Aucun effort n'est futile : toute tentative sert le but final. Supposez que vous devez vous rendre quelque part par le train. Afin d'attraper celui-ci, vous irez d'abord en bateau de votre village à Dacca en vous aidant d'une pagaie puis monterez dans une voiture à cheval qui vous emmènera à la gare. S'il est vrai que le but est le voyage en train, il est aussi vrai que le bateau, la pagaie, la voiture à cheval et ainsi de suite vous ont bien rendu service. De la même façon, il vous faut comprendre que tout ce que vous ferez afin de réaliser Dieu peut vous aider. Rien n'est perdu. Par quelque Nom que vous l'invoquiez, votre effort sera couronné de succès. La chose principale est d'adhérer à ce Nom avec constance.

Vous dites que l'esprit ne veut pas se concentrer sur le Nom. Qu'avez-vous à gagner à vous affoler dès que l'esprit vagabonde ici et là ? Réfléchissez bien plutôt de cette manière : "L'esprit ne m'obéit pas : très bien, je ne vais pas non plus obéir à l'esprit. Je continuerai de répéter le Nom du Seigneur." N'avez-vous jamais observer des enfants en train de manoeuvrer des cerfs-volants ? Ceux-ci ne montent-ils pas librement très haut avant d'être retenus par la longueur de la corde par laquelle ils sont attachés ? On peut comparer le cerf-volant à l'esprit et les objets des sens à l'air. Maintenez l'esprit attaché par la corde du Nom de Dieu : un jour ou l'autre il se calmera.

Il s'agit de maintenir la répétition du Nom du Seigneur. Par la pratique du Nom, ce sont le plaisir, la libération et la paix qui fleuriront et s'épanouiront. Avec foi, fermeté, confiance implicite et dévotion, laissez de côté votre fierté, adhérez au Nom et vous verrez que tout le travail se fera de lui-même. Quand ce corps était engagé dans le jeu de sâdhanâ, cette sorte de chose arrivait souvent et c'est la raison pour laquelle tant de stress lui était lié. Ne faites rien à la légère pour tester Dieu ; cela ne vous fera pas progresser vers la réalisation.
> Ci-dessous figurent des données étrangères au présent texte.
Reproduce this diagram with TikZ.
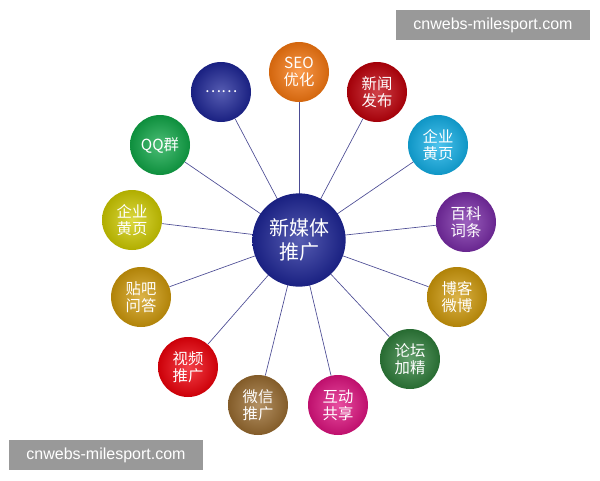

Soumettez-vous complètement à Lui ! Votre fardeau, le fardeau du monde est à jamais porté par l'Unique qui soutient l'Univers — ne l'oubliez pas !

Lorsque vous travaillez avec les mains, vous répéterez Son Nom mentalement. Ce que vous accomplissez avec les mains est le mudrâ. Grâce à ce mudrâ-là, maintenez le flux de Son Nom. Le soin au malade, tout est fait à Son Service, tout est Son ouvrage. Faites de cette démarche la vôtre.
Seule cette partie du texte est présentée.